Отец Иосиф обещал дать письмо в Киевскую академию, где остались у него знакомые. Василий даже подал челобитие товарищу губернатора с прошением о паспорте для учения в Киеве. Канцелярия паспорт выписала, но неожиданно всё сорвалось…
Он давно задумывался о смерти. О ней много говорили и дед и отец, но она не казалась похожей на злодейку с косой, какой её рисовали в книгах. Смерть была в закатившихся глазах птицы-бабы из Лебрюновых склянок. Она была серая – смерть, бестелесная и, как покойники в соборе, пахла ладаном.
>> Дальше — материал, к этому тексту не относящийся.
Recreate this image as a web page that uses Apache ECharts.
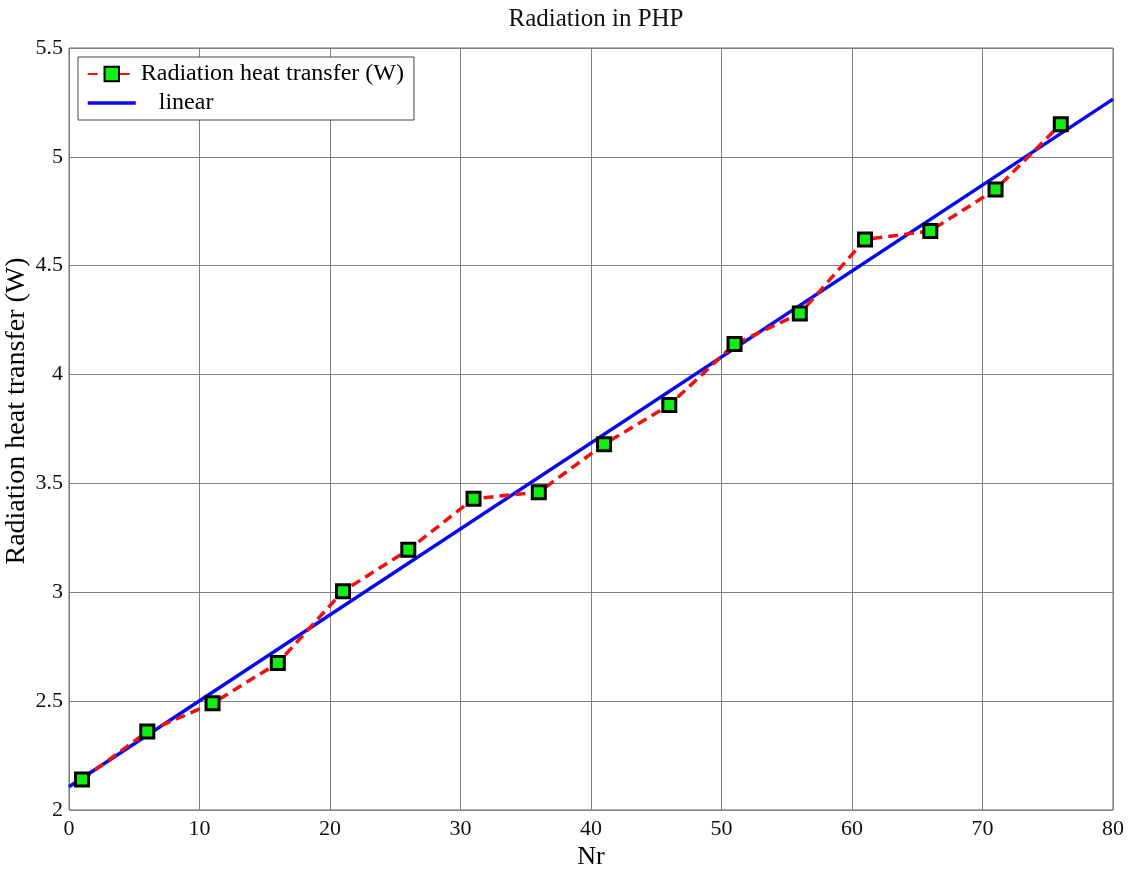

Сначала он боялся, что умрёт дед. Но проходили годы, а он всё не умирал, и Василий привык: казалось, это немощное тело знало особый, отпугивающий секрет. Но вот дед умер. Умер среди дня, спокойно, никого не позвав, ни с кем не простившись. Закрыл Минеи, положил на крышку голову, задремал. Василий хотел вынуть книжку, подложить подушку, но дед пробурчал спросонья: «Отстань, Васька, не мешай думать», – словно помогала ему эта книга, ведь так и не отпустил её. Когда мать принесла ему обед, он уже окоченел. Смерть была безболезненной, счастливой.
Мать умерла по-другому. Она давно-давно стала копить на приданое дочке. И скопила. Чего ей это стоило, только она одна знала. Скопила, дождалась весеннего мясоеда, выдала Марию замуж. Расстаралась на славу, много народу гуляло тогда у Тредиаковских. Много больше, чем вскоре на её поминках. Мать он всегда вспоминал, когда ел пироги с визигой. Она напекла их на свадьбу, в последний раз хлопотала у печи, а как Мария ушла в мужнин дом, быстро стала худеть. Стоять у огня стало ей тошно. Однажды она слегла и больше не вставала. Ни настои, ни отвары не спасли. Смерть её задушила. Смерть была тяжёлой.